Internet of Things (IoT) sensors, sequencers and a cloud computing system were deployed and connected to enable data sharing, which lets connected melon farmers monitor greenhouse conditions using smartphone applications. Based on digitized know-how from agricultural experts, the rooftop irrigation system dispenses precise doses of nutrient solution based on the fruit's growth stage.

Automated cultivation

Automated systems can reduce the labour intensity of farming in either urban or rural settings, as well as enable year-round growth without the agricultural off-season normally required to restore soil nutrients.

Project partners noted the potential to increase yields while maintaining high crop quality, which could drive sustainable local economic development.

The digital agriculture practices demonstrated by the muskmelon project could also provide a valuable model for developing countries. Hydroponic digital agriculture is of particular interest for arid regions, and ICTs could prove crucial to fulfil a key United Nations benchmark for 2030, namely Sustainable Development Goal (SDG) 2: Zero Hunger.

Evolving applications

Digital agriculture, along with many other smart city applications, will evolve in tandem with vertical market factors like transportation, education, and governance.

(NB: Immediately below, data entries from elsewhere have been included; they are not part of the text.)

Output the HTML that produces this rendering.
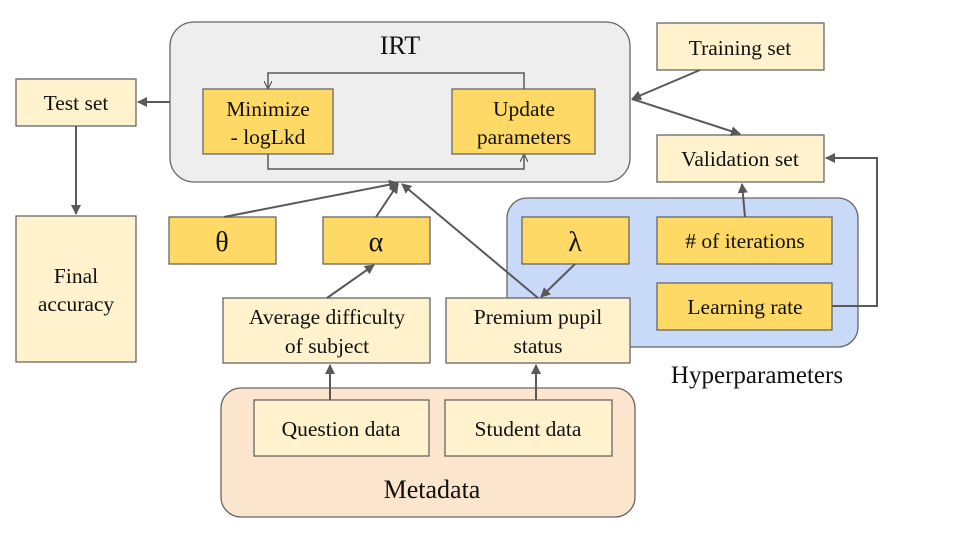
<!DOCTYPE html>
<html><head><meta charset="utf-8"><style>body{margin:0;background:#fff}svg{display:block}text{font-family:"Liberation Serif",serif;fill:#111}</style></head>
<body>
<svg width="960" height="540" viewBox="0 0 960 540" xmlns="http://www.w3.org/2000/svg">
<defs><marker id="a" markerWidth="10" markerHeight="10" refX="9" refY="5" orient="auto" markerUnits="userSpaceOnUse"><path d="M0,0 L10,5 L0,10 z" fill="#595959"/></marker>
<marker id="s" markerWidth="8" markerHeight="8" refX="7" refY="4" orient="auto" markerUnits="userSpaceOnUse"><path d="M0,0 L8,4 L0,8" fill="none" stroke="#595959" stroke-width="1.2"/></marker></defs>
<g stroke="#666" stroke-width="1.3">
<rect x="170" y="22" width="460" height="160" rx="24" fill="#eeeeee"/>
<rect x="507" y="198" width="351" height="149" rx="20" fill="#c9daf8"/>
<rect x="221" y="388" width="414" height="129" rx="20" fill="#fce5cd"/>
<rect x="203" y="89" width="130" height="65" fill="#ffd966"/>
<rect x="452" y="89" width="143" height="65" fill="#ffd966"/>
<rect x="16" y="79" width="120" height="47" fill="#fff2cc"/>
<rect x="16" y="216" width="120" height="146" fill="#fff2cc"/>
<rect x="657" y="23" width="167" height="47" fill="#fff2cc"/>
<rect x="657" y="135" width="167" height="47" fill="#fff2cc"/>
<rect x="522" y="217" width="107" height="47" fill="#ffd966"/>
<rect x="657" y="217" width="175" height="47" fill="#ffd966"/>
<rect x="657" y="283" width="175" height="47" fill="#ffd966"/>
<rect x="169" y="217" width="107" height="47" fill="#ffd966"/>
<rect x="323" y="217" width="107" height="47" fill="#ffd966"/>
<rect x="223" y="298" width="207" height="65" fill="#fff2cc"/>
<rect x="446" y="298" width="184" height="65" fill="#fff2cc"/>
<rect x="254" y="400" width="175" height="56" fill="#fff2cc"/>
<rect x="445" y="400" width="167" height="56" fill="#fff2cc"/>
</g>
<g stroke="#595959" stroke-width="2" fill="none">
<path d="M524,89 V73 H268 V88" marker-end="url(#s)" stroke-width="1.5"/>
<path d="M268,154 V169 H524 V155" marker-end="url(#s)" stroke-width="1.5"/>
<path d="M170,102 H138" marker-end="url(#a)"/>
<path d="M76,126 V214" marker-end="url(#a)"/>
<path d="M700,70 L632,99" marker-end="url(#a)"/>
<path d="M632,99 L740,134" marker-end="url(#a)"/>
<path d="M745,217 L742,184" marker-end="url(#a)"/>
<path d="M832,306 H877 V158 H826" marker-end="url(#a)"/>
<path d="M224,217 L398,183" marker-end="url(#a)"/>
<path d="M376,217 L398,184" marker-end="url(#a)"/>
<path d="M538,298 L402,184" marker-end="url(#a)"/>
<path d="M575,264 L541,297" marker-end="url(#a)"/>
<path d="M327,298 L374,265" marker-end="url(#a)"/>
<path d="M330,400 V365" marker-end="url(#a)"/>
<path d="M536,400 V365" marker-end="url(#a)"/>
</g>
<g font-size="21.5" text-anchor="middle">
<text x="400" y="54" font-size="26">IRT</text>
<text x="268" y="116">Minimize</text><text x="268" y="144">- logLkd</text>
<text x="524" y="116">Update</text><text x="524" y="144">parameters</text>
<text x="76" y="110">Test set</text>
<text x="76" y="283">Final</text><text x="76" y="311">accuracy</text>
<text x="740" y="55">Training set</text>
<text x="740" y="166">Validation set</text>
<text x="575" y="251" font-size="28">λ</text>
<text x="745" y="248"># of iterations</text>
<text x="745" y="314">Learning rate</text>
<text x="222" y="251" font-size="28">θ</text>
<text x="376" y="251" font-size="28">α</text>
<text x="327" y="324">Average difficulty</text><text x="327" y="353">of subject</text>
<text x="538" y="324">Premium pupil</text><text x="538" y="353">status</text>
<text x="341" y="436">Question data</text>
<text x="528" y="436">Student data</text>
<text x="432" y="498" font-size="26">Metadata</text>
<text x="757" y="383" font-size="25">Hyperparameters</text>
</g>
</svg>
</body></html>
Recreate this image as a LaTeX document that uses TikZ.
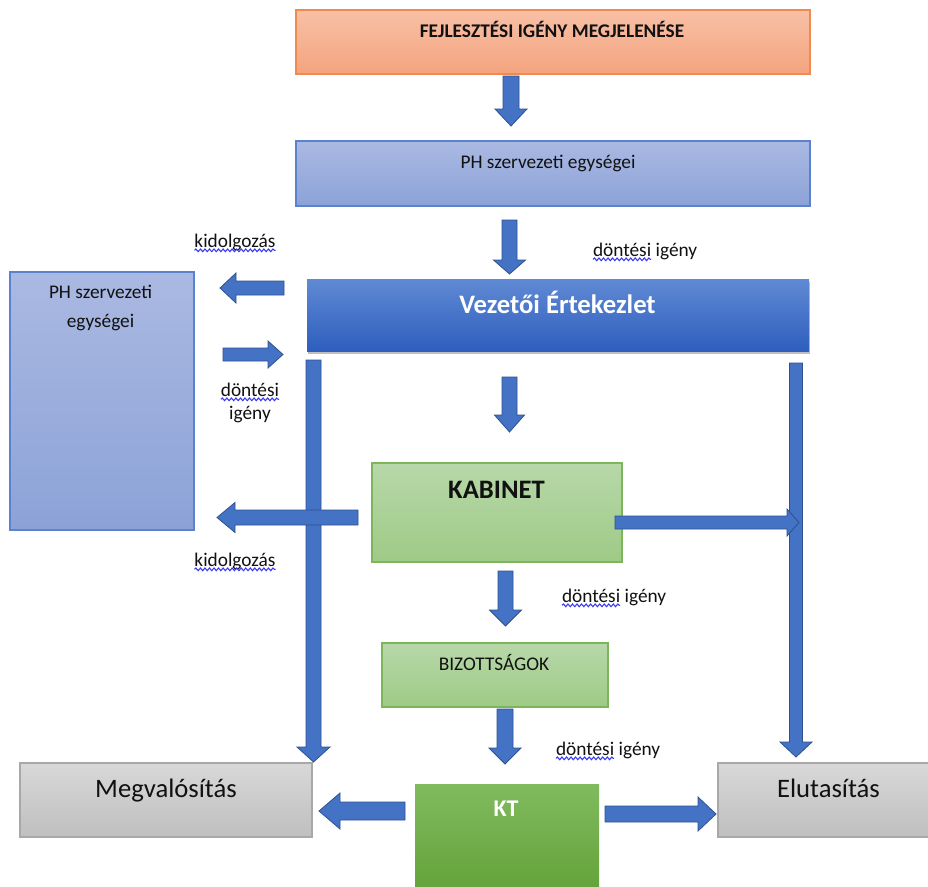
\documentclass[tikz,border=0pt]{standalone}
\usepackage{fontspec}
\setmainfont{Carlito}
\usetikzlibrary{fit,shadows,decorations.pathmorphing}
\definecolor{arrfill}{HTML}{4472C4}
\definecolor{arrline}{HTML}{2F528F}
\definecolor{orgtop}{HTML}{F8C0A6}
\definecolor{orgbot}{HTML}{F4A47E}
\definecolor{orgline}{HTML}{F08A4E}
\definecolor{blutop}{HTML}{AAB9E2}
\definecolor{blubot}{HTML}{8CA2D7}
\definecolor{bluline}{HTML}{5B82CC}
\definecolor{veztop}{HTML}{608AD4}
\definecolor{vezbot}{HTML}{2E5EBE}
\definecolor{grntop}{HTML}{B7D8A9}
\definecolor{grnbot}{HTML}{9ECA86}
\definecolor{grnline}{HTML}{7DB65A}
\definecolor{kttop}{HTML}{80BB5E}
\definecolor{ktbot}{HTML}{64A23A}
\definecolor{grytop}{HTML}{D8D8D8}
\definecolor{grybot}{HTML}{BFBFBF}
\definecolor{gryline}{HTML}{A8A8A8}
\definecolor{sqblue}{HTML}{3A3AF0}
\definecolor{txt}{HTML}{111111}
\newcommand\darrow[6]{% xc, ytop, yhead, ytip, shaft half, head half
  \filldraw[barrow] ({#1-#5},#2) -- ({#1+#5},#2) -- ({#1+#5},#3) -- ({#1+#6},#3) -- (#1,#4) -- ({#1-#6},#3) -- ({#1-#5},#3) -- cycle;}
\newcommand\harrow[6]{% yc, xstart, xhead, xtip, shaft half, head half
  \filldraw[barrow] (#2,{#1-#5}) -- (#3,{#1-#5}) -- (#3,{#1-#6}) -- (#4,#1) -- (#3,{#1+#6}) -- (#3,{#1+#5}) -- (#2,{#1+#5}) -- cycle;}
\begin{document}
\begin{tikzpicture}[x=0.75pt,y=-0.75pt,
  box/.style={inner sep=0pt, outer sep=0pt, line width=0.8pt},
  orangebox/.style={box, draw=orgline, top color=orgtop, bottom color=orgbot},
  bluebox/.style={box, draw=bluline, top color=blutop, bottom color=blubot},
  vezbox/.style={box, top color=veztop, bottom color=vezbot,
    drop shadow={shadow xshift=0.8pt, shadow yshift=-2pt, fill=black, opacity=0.25}},
  greenbox/.style={box, draw=grnline, top color=grntop, bottom color=grnbot},
  ktbox/.style={box, top color=kttop, bottom color=ktbot},
  graybox/.style={box, draw=gryline, top color=grytop, bottom color=grybot},
  lbl/.style={inner sep=0pt, outer sep=0pt, text=txt, font=\fontsize{14.5}{17}\selectfont},
  big/.style={inner sep=0pt, outer sep=0pt, text=txt, font=\fontsize{20}{24}\selectfont},
  barrow/.style={fill=arrfill, draw=arrline, line width=0.6pt, line join=miter},
  squig/.style={draw=sqblue, line width=0.8pt, decorate,
    decoration={snake, amplitude=1pt, segment length=3.4pt}}
]
\useasboundingbox (0,0) rectangle (928,886);
\fill[white] (0,0) rectangle (928,886);

% boxes
\node[orangebox, fit={(296,10)(810,74)}] (fej) {};
\node[bluebox, fit={(296,141)(810,206)}] (ph1) {};
\node[vezbox, fit={(307,279)(809,351)}] (vez) {};
\node[bluebox, fit={(10,272)(194,530)}] (ph2) {};
\node[greenbox, fit={(372,463)(622,562)}] (kab) {};
\node[greenbox, fit={(382,643)(608,707)}] (biz) {};
\node[ktbox, fit={(415,784)(599,892)}] (kt) {};
\node[graybox, fit={(20,763)(312,837)}] (megv) {};
\node[graybox, fit={(718,763)(934,837)}] (elut) {};

% box texts
\node[lbl, font=\fontsize{14.5}{17}\selectfont\bfseries, anchor=base] (tfej) at (552,37) {FEJLESZTÉSI IGÉNY MEGJELENÉSE};
\node[lbl, anchor=base] (tph1) at (548,168) {PH szervezeti egységei};
\node[big, text=white, font=\fontsize{20}{24}\selectfont\bfseries, anchor=base] (tvez) at (557.5,313) {Vezetői Értekezlet};
\node[lbl, anchor=base] (tph2a) at (100.5,298) {PH szervezeti};
\node[lbl, anchor=base] (tph2b) at (100.5,327) {egységei};
\node[big, font=\fontsize{20}{24}\selectfont\bfseries, anchor=base] (tkab) at (496.5,498) {KABINET};
\node[lbl, anchor=base] (tbiz) at (494,670) {BIZOTTSÁGOK};
\node[big, text=white, font=\fontsize{18}{22}\selectfont\bfseries, anchor=base] (tkt) at (506,816) {KT};
\node[big, anchor=base] (tmegv) at (166,797) {Megvalósítás};
\node[big, anchor=base] (telut) at (828.5,797) {Elutasítás};

% vertical block arrows
\darrow{511}{76}{109}{126}{8}{16}
\darrow{509.5}{220}{260}{274}{7.5}{16}
\darrow{509.5}{377}{415}{432}{7.5}{15}
\darrow{505.5}{571}{610}{626}{7.5}{16}
\darrow{505}{709}{748}{764}{8}{16}
\darrow{313.5}{360}{747}{762}{7.5}{16.5}
\darrow{796}{363}{742}{757}{6.5}{16}
% horizontal block arrows
\harrow{288}{284}{236}{220}{7}{15}
\harrow{354.5}{223}{268}{283}{6.5}{13.5}
\harrow{517.5}{358}{235}{217}{7.5}{15}
\harrow{522.5}{615}{787}{799}{6.5}{13.5}
\harrow{811}{405}{340}{319}{9}{18}
\harrow{814}{605}{698}{716}{8}{17}

% labels
\node[lbl, anchor=base] (k1) at (235,247) {kidolgozás};
\draw[squig] ([yshift=-2.5pt]k1.base west) -- ([yshift=-2.5pt]k1.base east);
\node[lbl, anchor=base] (k2) at (235,566) {kidolgozás};
\draw[squig] ([yshift=-2.5pt]k2.base west) -- ([yshift=-2.5pt]k2.base east);

\node[lbl, anchor=base west] (d1a) at (593,256) {döntési};
\node[lbl, anchor=base west] (d1b) at ([xshift=3.3pt]d1a.base east) {igény};
\draw[squig] ([yshift=-2.5pt]d1a.base west) -- ([yshift=-2.5pt]d1a.base east);

\node[lbl, anchor=base] (d2a) at (250,396) {döntési};
\draw[squig] ([yshift=-2.5pt]d2a.base west) -- ([yshift=-2.5pt]d2a.base east);
\node[lbl, anchor=base] (d2b) at (250,419) {igény};

\node[lbl, anchor=base west] (d3a) at (562,602) {döntési};
\node[lbl, anchor=base west] (d3b) at ([xshift=3.3pt]d3a.base east) {igény};
\draw[squig] ([yshift=-2.5pt]d3a.base west) -- ([yshift=-2.5pt]d3a.base east);

\node[lbl, anchor=base west] (d4a) at (556,755) {döntési};
\node[lbl, anchor=base west] (d4b) at ([xshift=3.3pt]d4a.base east) {igény};
\draw[squig] ([yshift=-2.5pt]d4a.base west) -- ([yshift=-2.5pt]d4a.base east);
\end{tikzpicture}
\end{document}
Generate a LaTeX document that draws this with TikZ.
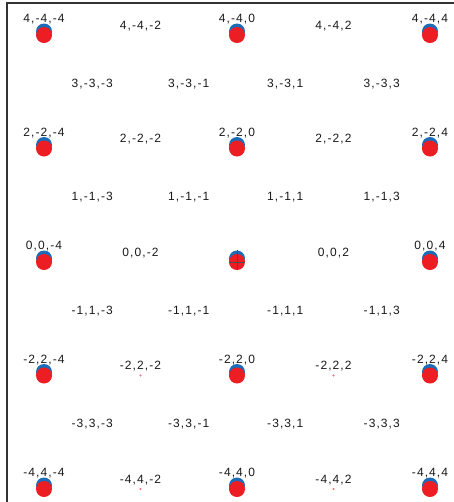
\documentclass[tikz,border=0pt]{standalone}
\usepackage{fontspec}
\newfontfamily\lblfont[LetterSpace=9]{Liberation Sans}
\usetikzlibrary{positioning}
\definecolor{dotred}{RGB}{236,30,36}
\definecolor{dotblue}{RGB}{28,108,184}

\begin{document}
\begin{tikzpicture}[x=48.25pt, y=56.75pt,
    lbl/.style={font=\lblfont\fontsize{12}{14}\selectfont, text=black!90, inner sep=0pt},
    ball/.style={circle, fill=dotred, inner sep=0pt, minimum size=16pt},
    bluecap/.style={circle, fill=dotblue, inner sep=0pt, minimum size=16pt},
    speck/.style={circle, fill=dotred!65, inner sep=0pt, minimum size=2.2pt}]
    \useasboundingbox (-4.912,-4.229) rectangle (4.497,4.617);
    \draw[line width=1.6pt, black!80] (-4.767,-4.229) -- (-4.767,4.564) -- (4.497,4.564);

    % big dots with their labels
    \foreach \r in {-4,-2,...,4}
        \foreach \k in {-4,0,4} {
            \pgfmathtruncatemacro\s{-\r}
            \node[bluecap] (b\r_\k) at ([yshift=3.5pt]\k,\r) {};
            \node[ball] (d\r_\k) at (\k,\r) {};
            \ifnum\numexpr\r*\r+\k*\k\relax=0 \else
                \node[lbl, above=2.5pt of d\r_\k] (l\r_\k) {\r,\s,\k};
            \fi
        }
    % cross on the middle dot
    \draw[black!70, line width=0.5pt] (b0_0.north) -- (d0_0.south);
    \draw[black!70, line width=0.5pt] (d0_0.west) -- (d0_0.east);

    % labels between the dots
    \foreach \r in {-4,-2,...,4}
        \foreach \k in {-2,2} {
            \pgfmathtruncatemacro\s{-\r}
            \node[lbl, yshift=9pt] (l\r_\k) at (\k,\r) {\r,\s,\k};
        }
    \foreach \r in {-3,-1,1,3}
        \foreach \k in {-3,-1,1,3} {
            \pgfmathtruncatemacro\s{-\r}
            \node[lbl, yshift=8pt] (l\r_\k) at (\k,\r) {\r,\s,\k};
        }

    % small marks in the lower rows
    \foreach \r in {-4,-2}
        \foreach \k in {-2,2}
            \node[speck] (t\r_\k) at (\k,\r) {};
\end{tikzpicture}
\end{document}
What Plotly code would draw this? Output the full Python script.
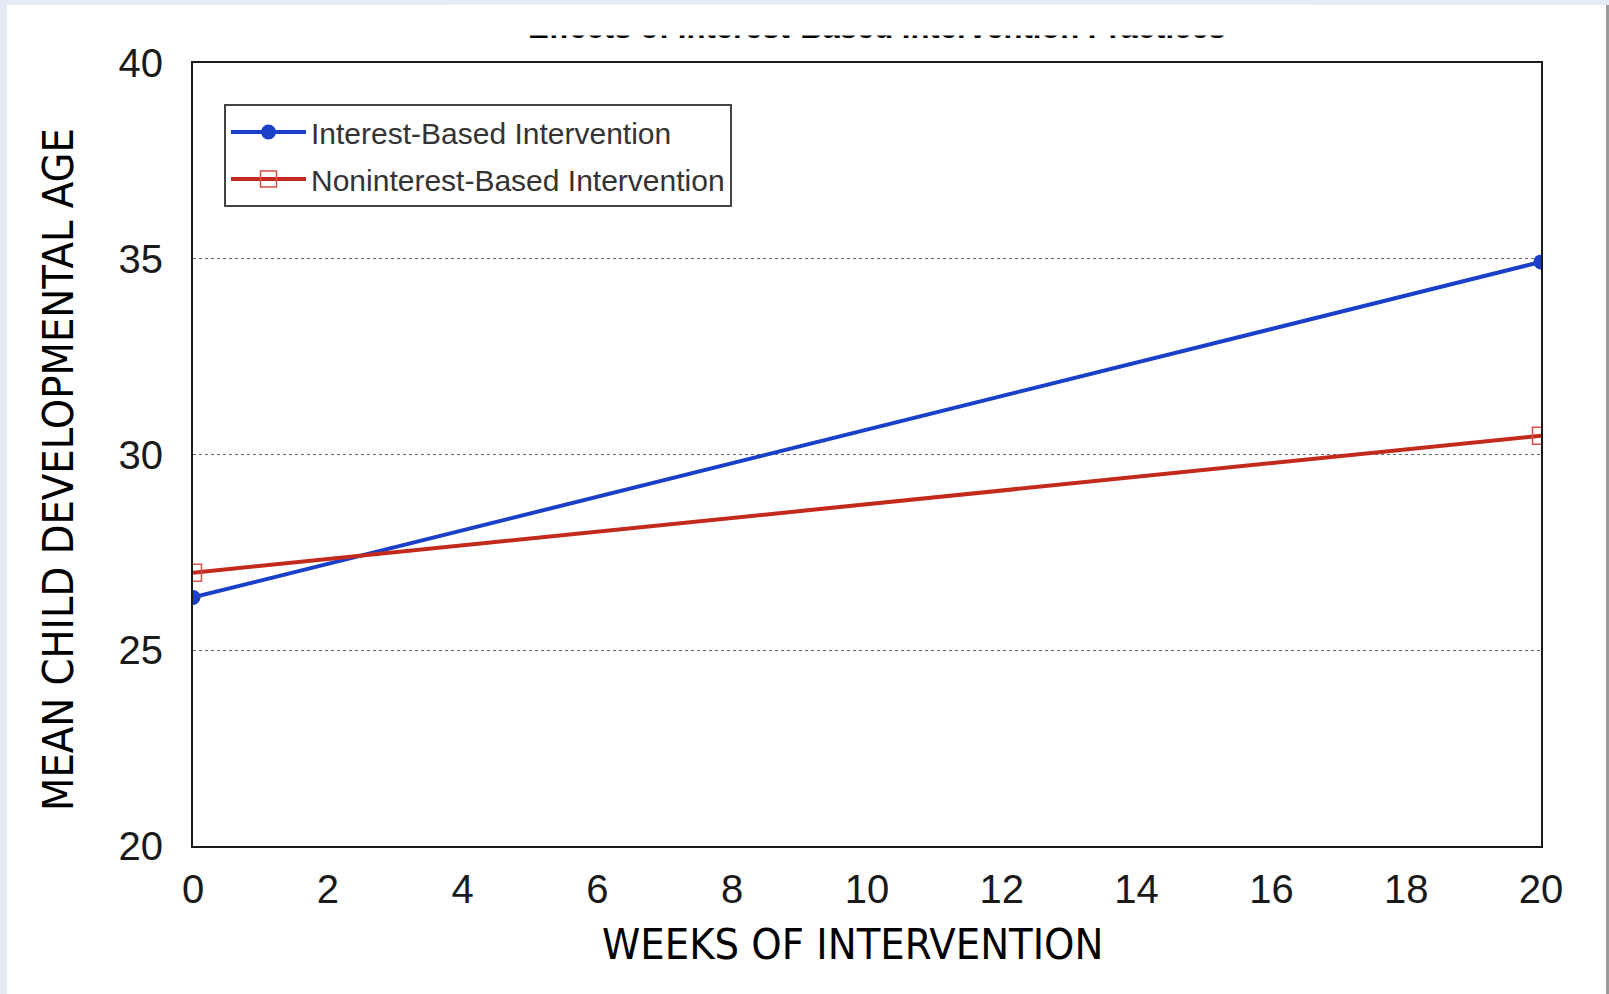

A new study paper from the International Telecommunication Union (ITU) shows why smart cities – rather than aiming to ever be a finished project – should be seen as an evolving platform for sustainable development.

Emerging application areas include augmented reality and the use of robots, including drones, to improve food production.

But first, the groundwork must be laid with collaboration mechanisms, infrastructure, digital literacy, and governance capacity at global, regional, and national levels.

Existing applications and services, as well as those still to come, promise to bolster digital agriculture management and spur ongoing innovation for smart and sustainable cities and communities.